True or False: Schema evolution is performed once at the beginning of a database creation process.
- True
- False
Answer: False
Explanation: Schema evolution is a continuous process that takes place in the lifecycle of a database when changes need to be made to its structure.
Which technique involves using version numbers to manage schema evolution?
- A. Versioning
- B. Compatibility
- C. Serialization
- D. Default values
Answer: A. Versioning
Explanation: Versioning is a technique in schema evolution that assigns version numbers to different iterations of the schema to help manage their transitions.
In the context of data lakes, what is one major challenge related to schema evolution?
- A. Data classification
- B. Data security
- C. Schema-on-read
- D. Data ingestion
Answer: C. Schema-on-read
Explanation: Schema-on-read, a characteristic of data lakes, can be a challenge as it requires to infer the schema only when the data is read.
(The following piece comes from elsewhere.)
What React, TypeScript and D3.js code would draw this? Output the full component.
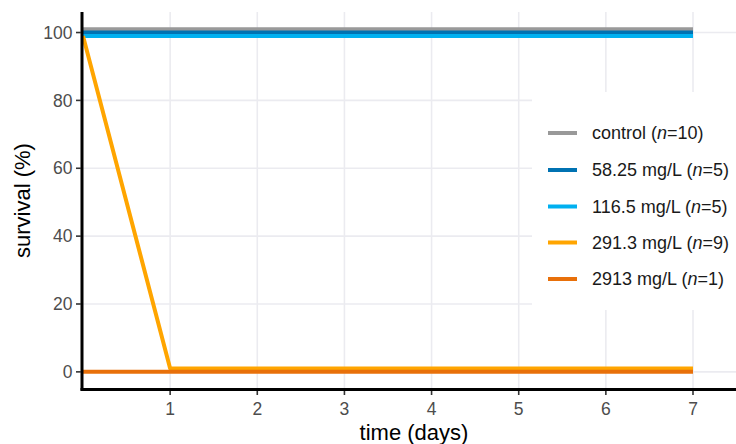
import React from "react";
import * as d3 from "d3";

const days = [0, 1, 2, 3, 4, 5, 6, 7];
const seriesNames = ["control", "58.25 mg/L", "116.5 mg/L", "291.3 mg/L", "2913 mg/L"];
const seriesN = [10, 5, 5, 9, 1];
const seriesColors = ["#999999", "#0072B2", "#00B0F0", "#FFA500", "#E8700A"];
const controlValues = [101, 101, 101, 101, 101, 101, 101, 101];
const dose58Values = [100, 100, 100, 100, 100, 100, 100, 100];
const dose116Values = [99, 99, 99, 99, 99, 99, 99, 99];
const dose291Values = [99, 1, 1, 1, 1, 1, 1, 1];
const dose2913Values = [0, 0, 0, 0, 0, 0, 0, 0];
const allValues = [controlValues, dose58Values, dose116Values, dose291Values, dose2913Values];
const yTicks = [0, 20, 40, 60, 80, 100];
const xTicks = [1, 2, 3, 4, 5, 6, 7];

export default function App() {
  const W = 736, H = 444;
  const panelTop = 12, panelBottom = 389;
  const x = d3.scaleLinear().domain([0, 7]).range([83, 693]);
  const y = d3.scaleLinear().domain([-5.05, 106.05]).range([panelBottom, panelTop]);
  const line = d3.line<number>().x((_, i) => x(days[i])).y((v) => y(v));
  const font = "Liberation Sans, Arial, sans-serif";
  const legendX = 532, legendY = 92, legendRowY = [133, 170, 206.5, 242.5, 279];
  return (
    <svg width={W} height={H} style={{ position: "absolute", left: 0, top: 0, background: "#fff" }} fontFamily={font}>
      <rect x={0} y={0} width={W} height={H} fill="#fff" />
      <defs>
        <clipPath id="panel">
          <rect x={83} y={panelTop} width={W - 83} height={panelBottom - panelTop} />
        </clipPath>
      </defs>
      {/* gridlines */}
      <g stroke="#EBEBF0" strokeWidth={1.6}>
        {yTicks.map((t) => (
          <line key={"gy" + t} x1={83} x2={W} y1={y(t)} y2={y(t)} />
        ))}
        {xTicks.map((t) => (
          <line key={"gx" + t} x1={x(t)} x2={x(t)} y1={panelTop} y2={panelBottom} />
        ))}
      </g>
      {/* series */}
      <g clipPath="url(#panel)" fill="none" strokeWidth={4} strokeLinejoin="round">
        {allValues.map((vals, i) => (
          <path key={"s" + i} d={line(vals) || ""} stroke={seriesColors[i]} />
        ))}
      </g>
      {/* legend */}
      <rect x={legendX} y={legendY} width={W - legendX} height={310 - legendY} fill="#fff" />
      {seriesNames.map((name, i) => (
        <g key={"lg" + i}>
          <line x1={548} x2={577} y1={legendRowY[i]} y2={legendRowY[i]} stroke={seriesColors[i]} strokeWidth={4} />
          <text x={592} y={legendRowY[i]} dy="0.35em" fontSize={18} fill="#1a1a1a">
            {name + " ("}
            <tspan fontStyle="italic">n</tspan>
            {"=" + seriesN[i] + ")"}
          </text>
        </g>
      ))}
      {/* axes */}
      <line x1={82} x2={82} y1={panelTop} y2={panelBottom + 1.5} stroke="#000" strokeWidth={3} />
      <line x1={80.5} x2={W} y1={panelBottom + 0.5} y2={panelBottom + 0.5} stroke="#000" strokeWidth={3} />
      {yTicks.map((t) => (
        <g key={"yt" + t}>
          <line x1={76} x2={81} y1={y(t)} y2={y(t)} stroke="#333" strokeWidth={1.6} />
          <text x={72.5} y={y(t)} dy="0.35em" textAnchor="end" fontSize={17.5} fill="#4D4D4D">{t}</text>
        </g>
      ))}
      {xTicks.map((t) => (
        <g key={"xt" + t}>
          <line x1={x(t)} x2={x(t)} y1={panelBottom + 2} y2={panelBottom + 6} stroke="#333" strokeWidth={1.6} />
          <text x={x(t)} y={409} dy="0.35em" textAnchor="middle" fontSize={17.5} fill="#4D4D4D">{t}</text>
        </g>
      ))}
      <text x={414} y={432} dy="0.35em" textAnchor="middle" fontSize={22} fill="#000">time (days)</text>
      <text transform={`translate(22,${(panelTop + panelBottom) / 2}) rotate(-90)`} dy="0.35em" textAnchor="middle" fontSize={22} fill="#000">survival (%)</text>
    </svg>
  );
}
This makes schema evolution more complicated.
True or False: Backward compatibility is crucial to successful schema evolution.
- True
- False
Answer: True
Explanation: Backward compatibility means that new versions of the schema will still work with older data. This is vital for successful schema evolution to avoid data loss or corruption.
Which of the following are considerations when planning schema evolution? (Select all that apply)
- A. System performance
- B. Cost implications
- C. Backward and forward compatibility
- D. Current weather conditions
Answer: A. System performance, B. Cost implications, C. Backward and forward compatibility
Explanation: System performance, cost implications, and compatibilities are all important considerations in schema evolution, as changes can have a direct impact on performance, can introduce additional costs, and need to be both backward and forward compatible. The weather does not affect schema evolution.
Interview Questions
What is schema evolution in AWS Glue?
Schema evolution in AWS Glue is the process of how the schema of your data changes over time and how those changes are handled.
What steps should you take to handle schema evolution in AWS Glue?
You can handle schema evolution in AWS Glue by firstly recognizing the need for schema change and then applying changes to the table schema in the AWS Glue Data Catalog or source data.
How does AWS Glue handle schema changes in tables?
AWS Glue can automatically update table schema in the Data Catalog when it discovers a new schema.
Can schema evolution handle adding new columns to the data?
Yes, schema evolution can handle adding new columns to your data in AWS Glue.
Does AWS Glue automatically update table schemas in the Data Catalog?
Yes, AWS Glue can automatically recognize and implement schema changes and update the table schema in the Data Catalog.
Can you manually handle schema changes in AWS Glue?
Yes, you can manually handle the schema changes in AWS Glue by stopping the job, applying changes to the schema, and restarting the job.
What data formats support schema evolution in AWS Glue?
The data formats that support schema evolution in AWS Glue include JSON, Avro, Apache Parquet, and ORC.
What are the benefits of schema evolution in data engineering?
Schema evolution benefits include: maintaining consistency of data across different versions, reducing the need for system downtime for schema changes, supporting data backfilling and historical data querying.
What will happen if the schema changes while a job is still running in AWS Glue?
If a schema changes while a job is still running in AWS Glue, the job might fail or result in inaccurate data because it uses the schema that was in place at the time the job was started.
Can schema evolution handle data type changes in the columns?
Yes, schema evolution can handle changes in the data types of the columns but it is more complex and needs careful handling to prevent data loss or inaccuracies.